An integrative systems biology study to understand immune aging in people living with HIV

Abstract

Antiretroviral therapy (ART) reduces viral replication, restores T helper cells and improves the survival of people living with HIV (PWH), transforming a life-threatening disease into a manageable chronic infection. Nevertheless, PWH under ART shows aging-related diseases such as bone abnormalities, non-HIV-associated cancers, and cardiovascular and neurocognitive diseases. The complex immune metabolic dysregulation leading to these comorbidities is called immune aging. The main question raised by my thesis was, what are the complex mechanisms responsible for immune aging in HIV? Using advanced system biology and machine learning tools, I used multi-omics-based patient stratification to identify biologic perturbations associated with immune aging in PWH.

First, we investigated PWH with Metabolic Syndrome (MetS), a relatively common agingrelated disease in HIV-1. In paper I, we identified the dysregulation of glutamate metabolism in PWH with MetS using plasma metabolomics and measure of cell transporters by flow cytrometry. Then, we investigated the mechanisms of differing PWH on long-term successful ART from HIV-negative controls (HC). In paper II, we identified the dysregulation of amino acids and, more specifically, glutaminolysis (i.e., lysis of glutamine to glutamate) in PWH compared to HC using metabolomics in two independent cohorts to avoid the potential cohort biases. We identified five neurosteroids to be lower in PWH and potentially create neurological impairments in PWH. The glutaminolysis inhibition in chronically infected HIV-1 promonocytic (U1) cells induced apoptosis and latency reversal which could clear HIV reservoirs.

The first two papers universally clarified our knowledge about dysregulated metabolic traits following a prolonged ART in PWH. However, we observed heterogeneity among the clinically defined PWH. Therefore, we focused more on the multi-omics data-driven approaches to stratify the at-risk group who were either dysregulated metabolically atrisk PWH (paper III) or immunometabolic at-risk group (paper IV) and clarified the biological aging process by measuring transcriptomics age (paper V).

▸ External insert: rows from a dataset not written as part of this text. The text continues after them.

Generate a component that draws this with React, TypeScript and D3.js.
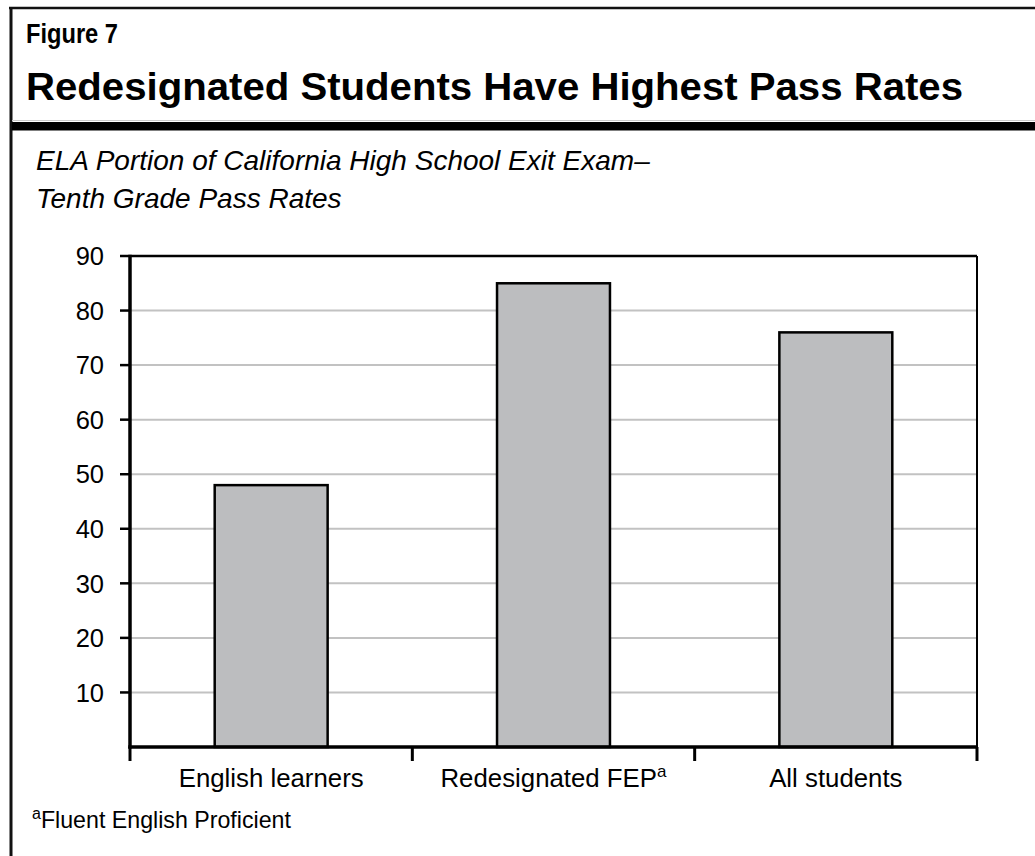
import React from "react";
import * as d3 from "d3";

const categories = ["English learners", "Redesignated FEP", "All students"];
const superscripts = ["", "a", ""];
const values = [48, 85, 76];
const yTicks = [10, 20, 30, 40, 50, 60, 70, 80, 90];
const figureLabel = "Figure 7";
const title = "Redesignated Students Have Highest Pass Rates";
const subtitleLines = ["ELA Portion of California High School Exit Exam\u2013", "Tenth Grade Pass Rates"];
const footnote = "Fluent English Proficient";

const W = 1035;
const H = 856;
const plot = { left: 130, right: 977, top: 256, bottom: 747 };
const FONT = "'Liberation Sans', Arial, Helvetica, sans-serif";

export default function App() {
  const x = d3.scaleBand<string>().domain(categories).range([plot.left, plot.right]).padding(0);
  const y = d3.scaleLinear().domain([0, 90]).range([plot.bottom, plot.top]);
  const barW = x.bandwidth() * 0.4;
  const boundaries = [plot.left, ...categories.map((c) => (x(c) as number) + x.bandwidth())];

  return (
    <svg width={W} height={H} style={{ position: "absolute", left: 0, top: 0, background: "#fff" }} fontFamily={FONT}>
      {/* frame */}
      <line x1={9} x2={W} y1={8} y2={8} stroke="#111" strokeWidth={2.5} />
      <line x1={11} x2={11} y1={7} y2={H} stroke="#111" strokeWidth={3} />
      <line x1={12} x2={W} y1={120.5} y2={120.5} stroke="#ccc" strokeWidth={1} />
      <rect x={12} y={122} width={W - 12} height={8.5} fill="#000" />

      <text x={26} y={43} fontSize={27.5} fontWeight="bold" fill="#000" textLength={92} lengthAdjust="spacingAndGlyphs">{figureLabel}</text>
      <text x={26} y={100} fontSize={38} fontWeight="bold" fill="#000" textLength={937} lengthAdjust="spacingAndGlyphs">{title}</text>
      {subtitleLines.map((s, i) => (
        <text key={i} x={36} y={170 + i * 38} fontSize={28} fontStyle="italic" fill="#000">{s}</text>
      ))}

      {/* gridlines */}
      {yTicks.filter((t) => t < 90).map((t) => (
        <line key={t} x1={plot.left} x2={plot.right} y1={y(t)} y2={y(t)} stroke="#c2c2c2" strokeWidth={2} />
      ))}

      {/* bars */}
      {categories.map((c, i) => {
        const cx = (x(c) as number) + x.bandwidth() / 2;
        return (
          <rect key={c} x={cx - barW / 2} y={y(values[i])} width={barW} height={plot.bottom - y(values[i])}
            fill="#bcbdbf" stroke="#000" strokeWidth={2.5} />
        );
      })}

      {/* plot frame */}
      <line x1={plot.left} x2={plot.right} y1={plot.top} y2={plot.top} stroke="#000" strokeWidth={2.7} />
      <line x1={plot.right} x2={plot.right} y1={plot.top} y2={plot.bottom} stroke="#000" strokeWidth={2} />
      <line x1={plot.left} x2={plot.left} y1={plot.top - 1.3} y2={plot.bottom + 1.5} stroke="#000" strokeWidth={3.5} />
      <line x1={plot.left - 1.7} x2={plot.right + 1} y1={plot.bottom} y2={plot.bottom} stroke="#000" strokeWidth={3.5} />

      {/* y ticks */}
      {yTicks.map((t) => (
        <g key={t}>
          <line x1={plot.left - 10} x2={plot.left} y1={y(t)} y2={y(t)} stroke="#000" strokeWidth={2.5} />
          <text x={104} y={y(t)} dy="0.36em" textAnchor="end" fontSize={25.5} fill="#000">{t}</text>
        </g>
      ))}

      {/* x ticks */}
      {boundaries.map((b, i) => (
        <line key={i} x1={b} x2={b} y1={plot.bottom} y2={plot.bottom + 14} stroke="#000" strokeWidth={3} />
      ))}
      {categories.map((c, i) => (
        <text key={c} x={(x(c) as number) + x.bandwidth() / 2} y={787} textAnchor="middle" fontSize={25.8} fill="#000">
          {c}
          {superscripts[i] && <tspan fontSize={17} dy={-10}>{superscripts[i]}</tspan>}
        </text>
      ))}

      {/* footnote */}
      <text x={32} y={828} fontSize={23.2} fill="#000">
        <tspan fontSize={16} dy={-9}>a</tspan>
        <tspan dy={9}>{footnote}</tspan>
      </text>
    </svg>
  );
}
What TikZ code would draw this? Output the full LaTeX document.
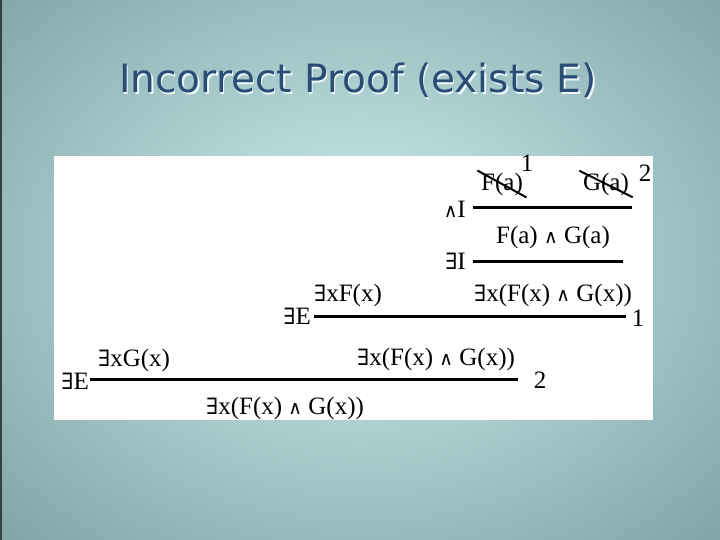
\documentclass[tikz,border=0pt]{standalone}
\usepackage{fontspec}
\usepackage{graphicx}
\setmainfont{Liberation Serif}
\newfontfamily\titlefont{DejaVu Sans}
\newfontfamily\logicfont{DejaVu Serif}

\definecolor{bglight}{HTML}{CDEFEF}
\definecolor{bgdark}{HTML}{7FA4A6}
\definecolor{titleblue}{HTML}{2A4D75}

\newcommand{\conj}{\scalebox{0.75}{\logicfont ∧}}
\newcommand{\ex}{{\logicfont\scalebox{0.9}{∃}}}

\tikzset{
  formula/.style={inner sep=0pt, font=\fontsize{25}{27}\selectfont},
  rulename/.style={formula, anchor=east},
  proofline/.style={line width=3pt},
  strike/.style={line width=2pt, shorten <=-4pt, shorten >=-4pt},
  slidetitle/.style={inner sep=0pt, anchor=base, font=\titlefont\fontsize{39}{42}\selectfont},
}

\begin{document}
\begin{tikzpicture}[x=1pt, y=-1pt]
    \useasboundingbox (0,0) rectangle (720,540);
    \clip (0,0) rectangle (720,540);

    % slide background
    \shade[inner color=bglight, outer color=bgdark] (-160,-140) rectangle (880,660);
    \fill[black!60!bgdark] (0,0) rectangle (1.5,540);

    % title
    \node[slidetitle, text=white!60!bglight] (shadow) at (359.5,94.5) {Incorrect Proof (exists E)};
    \node[slidetitle, text=titleblue] (title) at (358,93) {Incorrect Proof (exists E)};

    % white panel
    \fill[white] (54,156) rectangle (653,420);

    % assumptions, crossed out
    \node[formula] (fa) at (502,184) {F(a)};
    \node[formula] (ga) at (606,184) {G(a)};
    \node[formula] (one) at (527,163) {1};
    \node[formula] (two) at (645,173) {2};
    \draw[strike] (fa.north west) -- (fa.south east);
    \draw[strike] (ga.north west) -- (ga.south east);

    % and intro
    \node[rulename] (andI) at (466,209) {\conj I};
    \coordinate (l1a) at (473,208);
    \coordinate (l1b) at (632,208);
    \draw[proofline] (l1a) -- (l1b);
    \node[formula] (fga) at (553,237) {F(a)~\conj~G(a)};

    % exists intro
    \node[rulename] (exI) at (466,261) {\ex I};
    \coordinate (l2a) at (473,261);
    \coordinate (l2b) at (623,261);
    \draw[proofline] (l2a) -- (l2b);

    % first exists elim
    \node[formula] (exf) at (348,295) {\ex xF(x)};
    \node[formula] (exfg1) at (553,295) {\ex x(F(x)~\conj~G(x))};
    \node[rulename] (exE1) at (311,316) {\ex E};
    \coordinate (l3a) at (314,316);
    \coordinate (l3b) at (626,316);
    \draw[proofline] (l3a) -- (l3b);
    \node[formula] (one2) at (638,318) {1};

    % second exists elim
    \node[formula] (exg) at (134,360) {\ex xG(x)};
    \node[formula] (exfg2) at (436,359) {\ex x(F(x)~\conj~G(x))};
    \node[rulename] (exE2) at (89,381) {\ex E};
    \coordinate (l4a) at (90,379);
    \coordinate (l4b) at (518,379);
    \draw[proofline] (l4a) -- (l4b);
    \node[formula] (two2) at (540,380) {2};
    \node[formula] (exfg3) at (285,408) {\ex x(F(x)~\conj~G(x))};

\end{tikzpicture}
\end{document}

In paper III, we found three groups of PWH based on multi-omics integration of lipidomics, metabolomics, and microbiome. The severe at-risk metabolic complications showed increased weight-related comorbidities and di- and triglycerides compared to the other clusters. At-risk and HC-like groups displayed similar metabolic profiles but were different from HC. An increase in Prevotella was linked to the overrepresentation of men having sex with men (MSM) in the at-risk group. The microbiome-associated metabolites (MAM) appeared dysregulated in all HIV groups compared to controls. We improved this clustering by adding transcriptomics and proteomics data for a refined immunometabolic at-risk-related clustering in PWH. In paper IV, immune-driven HC-like and at-risk groups were clustered based on metabolomics, transcriptomics, and proteomics. Several biomarkers from central carbon metabolism (CCM) and senescence-associated proteins were linked to the at-risk phenotype based on random forest, structural causal modeling, and co-expression networks. Senescent protein changes were associated with a deficiency in macrophage function based on single-cell data, cell profiling, flow cytometry, and proteomics from macrophage data and in vitro validation. We also developed personalized and group-level genome-scale metabolic models (GSMM) and confirmed the implication of metabolites from CCM and polyamides in at-risk phenotypes. Finally, we investigated the accelerated aging process (AAP) in PWH. In paper V, we calculated the biological age of PWH using transcriptomics data and grouped patients into aging groups; The decelerated aging process (DAP) group was linked with higher age, European origin, and a higher proportion of tenofovir disoproxil fumarate /alafenamide (TDF/TAF). AAP had a downregulation of metabolic pathways and an upregulation of inflammatory pathways.

In conclusion, my thesis identifies underlying mechanisms of immune aging using system biology tools in three independent cohorts of PWH for mechanistic studies and to improve their care and achieve healthy aging.